Robert Downey Jr says culture decides ‘who is and isn’t OK’: ‘It is baffling’

Robert Downey Jr. is giving rare insight into his relationship with the public and his rocky past.

In a new interview with the New York Times, the “Iron Man” star spoke about celebrities redeeming themselves in the public eye and “culture deciding who is and isn’t OK.”

The interviewer asked Downey Jr. specifically about his 2004 interview on “Oprah” in which he addressed his sobriety after years in and out of rehab as well as serving time in prison.

“I remember with great pride that I was able to even address something like that in a public forum,” he recalled. “Yet it would irk me deeply. It felt strangely punitive and unnecessarily humiliating. The challenge, though, is, yeah, so what? [Expletive] what you’re going through. Can you show up for this?”

He continued, “I am close with people right now who have gotten caught up in this iteration of the pendulum-like nature of culture deciding who is and isn’t OK. It is baffling.”

Robert Downey Jr. wearing sunglasses on the red carpet

Robert Downey Jr. recently spoke about celebrities redeeming themselves in the public eye, saying culture decides “who is and isn’t OK” and that “it’s baffling.” (Michael Tran / AFP)


When asked if he had any advice for the people he’s close with who culture decided aren’t “OK,” he acknowledged that it’s difficult to compare his experiences in the ‘80s and ’90s to “what’s occurred in the last five or seven years,” but he thinks “there’s usually a two-year turnaround on sinking to the depths of the Mariana Trench until you get back up to the surface.”

“You come up too quick, we know what happens,” he added. “There are many points in a comeback or being seen in a favorable light by your peers that, I’ll speak for myself, I wanted to happen sooner than it did, and I felt victimized by the timeline.”

The “Avengers” star noted that patience was key.

“But mankind’s greatest challenge is to be still. Stay on the bus. The scenery’s changing. You don’t get to decide where you get off the bus. The driver will let you know when you’ve arrived at your stop. But that’s that intolerable thing of how will I know when this nightmare is over?”

Robert Downey Jr. smiles in a photo

Robert Downey Jr. has successfully overcome a lifetime of addiction issues and has been sober since 2003. (The Chosunilbo JNS / Imazins via Getty Images)


Downey Jr. had an infamous past, struggling with addiction to drugs, and has gone to rehab several times. He also served time in federal prison after violating his probation after being arrested while driving under the influence.

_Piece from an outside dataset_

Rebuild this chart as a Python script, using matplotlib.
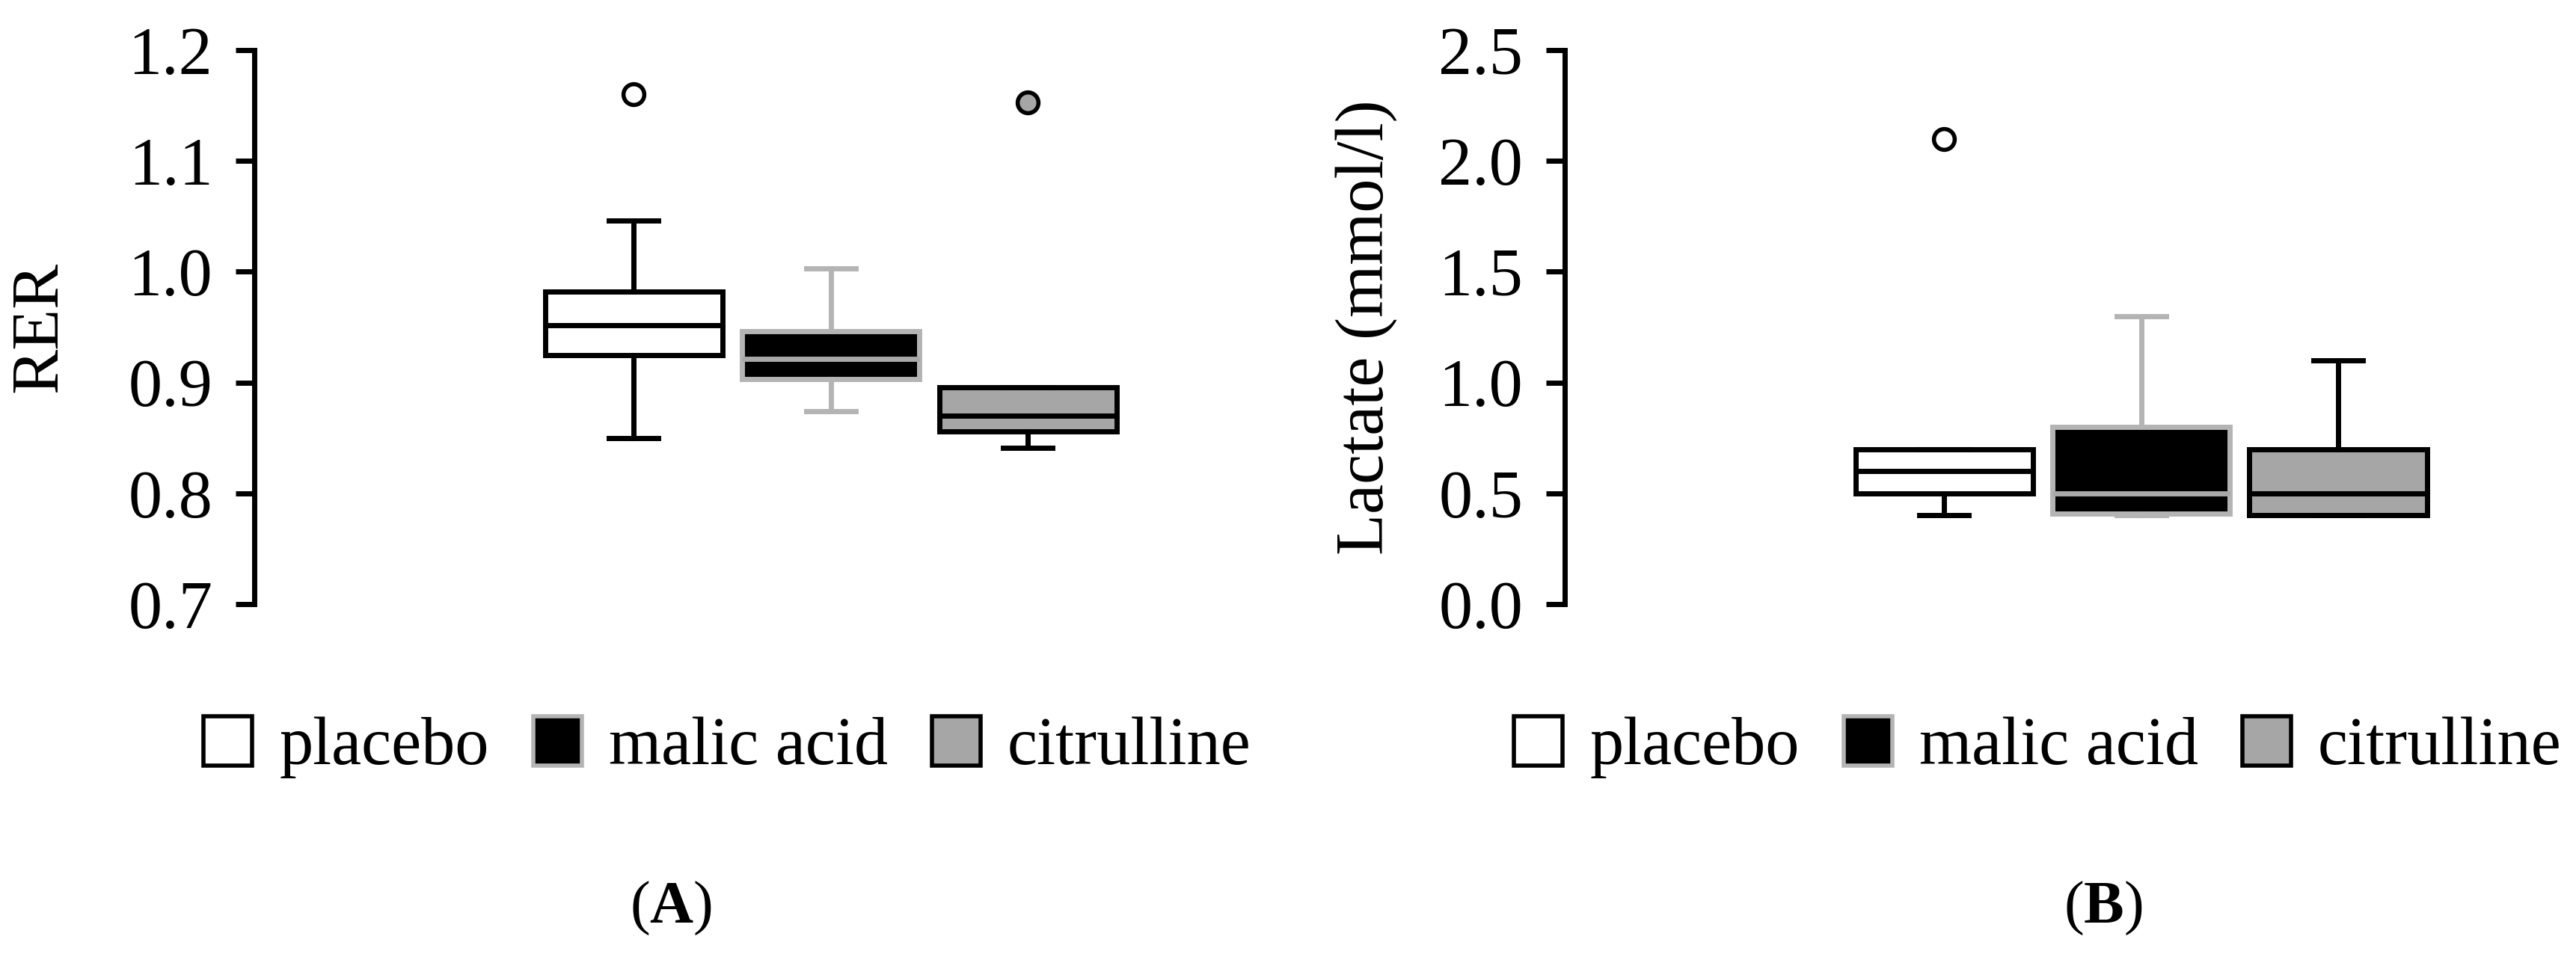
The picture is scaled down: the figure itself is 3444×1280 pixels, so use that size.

In June, he shared some of his recollections on his time in prison on the “Armchair Expert” podcast, saying, “You could just feel the evil in the air.”

“It was kind of like just being in a really bad neighborhood, and there was no opportunity there; there was only threats,” he added. “So, yes, everyone is going to take your wallet, so watch it.”

Robert Downey Jr in court

Actor Robert Downey Jr. is taken into custody after being charged with possession of cocaine and speed following a judge’s decision inside a courtroom on Dec. 8, 1997, in Malibu, California. (Getty Images)


Downey Jr. became sober in 2003 and has remained so ever since. In 2016, he was pardoned for his 1996 drug conviction. The pardon restored his voting rights and is a public proclamation that the person has demonstrated “exemplary behavior,” according to the governor’s website.

Robert Downey Jr poses with shaved head on the red carpet

Robert Downey Jr. helped kick off the Marvel Cinematic Universe in 2008 when he was cast in “Iron Man.” (Kimberly White)

In 2008, he was cast as Tony Stark, aka “Iron Man,” and kicked off the Marvel Cinematic Universe. It also marked his major career comeback.

Downey Jr. can be seen next in “Oppenheimer” in theaters July 21.